Ever tried your hand at screenwriting?

Once. And failed dismally. I decided that the closest I would come to writing screenplays might be novel-versions, if asked.

Curiously enough, however, my son Michael Brent is a talented screenwriter, with two scripts in production at the moment and half a dozen more circulating among agents and producers. If any of my novels ever make it ‘big’, I’ll have him write the screenplay for me. Keep it in the family.

Ever tried your hand at poetry?

Yes. About 2500 times. Actually, I consider myself a poet first, a novelist second. I’ve published as many poetry collections as I have novels, ranging from mainstream to autobiographical to science fiction/fantasy/horror, to religious. My masterwork, as it were, in verse is a 6,500 line religious epic modelled on Milton’s “Paradise Lost” and the Renaissance Epics—the focus of my graduate studies years ago. “The Nephiad” has actually even sold some copies, and that to people I don’t even know. For a long, narrative poem in blank verse in the 21st century, that is a major achievement.
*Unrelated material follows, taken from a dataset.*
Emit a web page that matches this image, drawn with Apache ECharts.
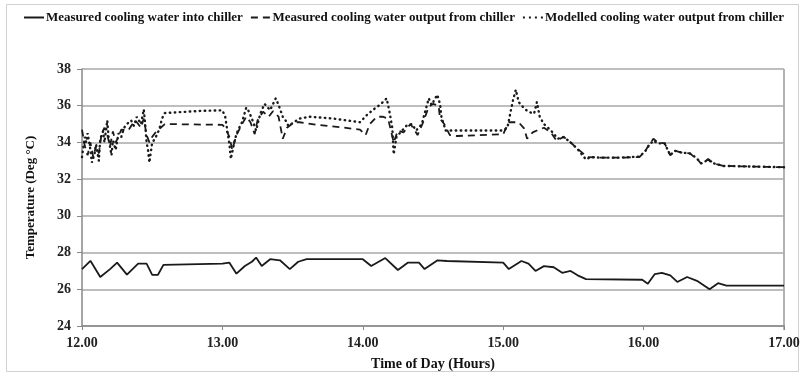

Do you read outside of the crime genre?

I will read almost anything. Crime/mystery, thriller, science fiction, fantasy, horror, supernatural thriller, historical novels, history, biography—I read voraciously and try not to limit myself too narrowly to any particular genre. If it is well written, interesting, and stimulating, I will read it.

Do you have any other projects on the go?

More writing, more novels. Today I received my first copy of Static! A Novel of Horror and the publisher is working on A Pound of Chocolates on St. Valentine’s Day, similarly a horror novel and one of my favorites.

Several manuscripts are being read by a British large-print hardcover publisher. They have already purchased rights to Devil’s Plague and are looking at Serpent’s Tooth and A Pound of Chocolates (which will be re-named Shadow Valley if they accept it).

After that, there is “Fast Foods,” a story about several characters who spend time at the local fast-food joint, the Burger Barn, until several of their number begin dying. The survivors must discover who…or what…is killing them. In their case, it looks as if they are the “fast food.”

Following that, I will probably work on a third Victoria Sears/Lynn Hanson mystery, set in Fox Creek during Christmas time. I’ve got the plot sketched out but haven’t begun writing on it yet. More fun for later on.

Many thanks for the opportunity to talk about writers and writing.